You may have heard about real estate agents calling on the Federal Aviation Administration to allow the use of commercial drones in U.S. airspace. But now some of the nation's largest newspaper companies -- The Washington Post, the New York Times, the Associated Press and Gannett, among others -- are saying the FAA is restricting free speech by not allowing drones to fly.
The news organizations argue that banning the use of drones amounts to a First Amendment violation, according to court documents filed last week in the case of a filmmaker who was fined by the FAA for using a drone to film an ad.
"This overly broad policy," the brief reads, "implemented through a patchwork of regulatory and policy statements and an ad hoc cease-and-desist enforcement process, has an impermissible chilling effect on the First Amendment newsgathering rights of journalists."
The media organizations filed the brief in support of Raphael Pirker, who was fined $10,000 by the agency for using a drone to shoot a commercial at the University of Virginia. A federal judge threw out the FAA's case in March, encouraging drone advocates, but the FAA is continuing to fight.

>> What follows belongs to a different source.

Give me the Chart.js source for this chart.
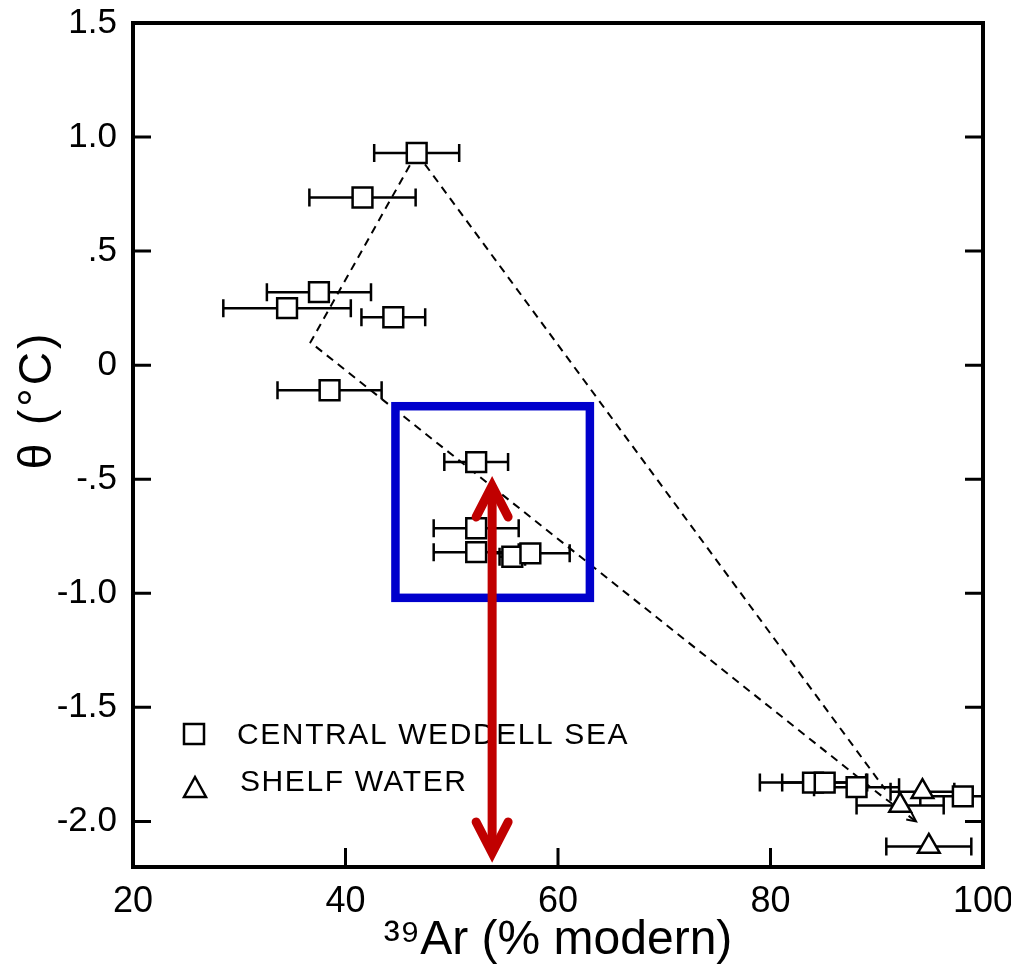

"The FAA is appealing the decision of an NTSB administrative law judge to the full National Transportation Safety Board, which has the effect of staying the decision until the board rules," the FAA said in a statement. "The agency is concerned that this decision could impact the safe operation of the national airspace system and the safety of people and property on the ground."
NTSB Judge Patrick Geraghty had ruled that drones are "model aircraft" and thus not subject to the FAA's rules on manned aircraft.
News outlets have been eager to use drones in their coverage of events.
"Reports on traffic, hurricanes, wildfires, and crop yields could all be told more safely and cost-effectively with the use of [drones]," they argue in the brief.
The FAA is scheduled to start rolling out rules for commercial drone operators in August, but a recent Government Accountability Office report cast doubts on the agency's ability to meet that deadline.
The FAA generally contacts transgressors and requests them to cease their activities, rather than penalizing them -- unless they're operating aerial vehicles in a reckless manner, in which case sanctions could be meted out.